High Level Group on Innovation and Provision of Medicines
In 2000, the report "Global Competitiveness in Pharmaceuticals - a European Perspective" [347 KB] raised a concern over the actual competitiveness of the European Pharmaceutical Industry compared with that of the US model.
The conclusion of the report was that "Europe as a whole is lagging behind in its ability to generate, organise, and sustain innovation processes that are increasingly expensive and organisationally complex".
In response to this issue, the European Commission, represented by Commissioners Erkki Liikanen and David Byrne, created in 2001 the High Level Group on Innovation and the Provision of Medicines, then called G-10 Medicines. The G-10 was composed of ten selected private and governmental health stakeholders in Europe. The selection process was carried out by the European Commission, which was concerned that the group reflected as many interests as possible in order to obtain a valuable contribution from every participant.
The G-10 was charged with exploring different ways of enhancing the pharmaceutical industry's competitiveness in Europe, without affecting the satisfactory and affordable delivery of healthcare services to the population. Three broad areas of study were taken into account: innovation; provision of medicines to patients; market structure in Europe, competition and regulation.
The Group set itself a target of one year within which to prepare a final report for Commissioner President Prodi.
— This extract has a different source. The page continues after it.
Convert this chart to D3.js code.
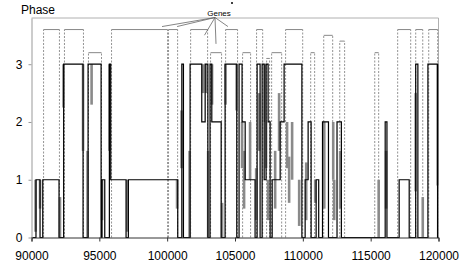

The G10 report [503 KB] , issued in 2002, contains a total of fourteen wide-ranging recommendations as a result of the consensus reached among the members' Group.
In response to this report, the European Commission adopted on 1 July 2003 the Communication, "A stronger European-based pharmaceutical industry for the benefit of the patient - a call for action " which outlines the Commission's proposals for advancing the G10 recommendations.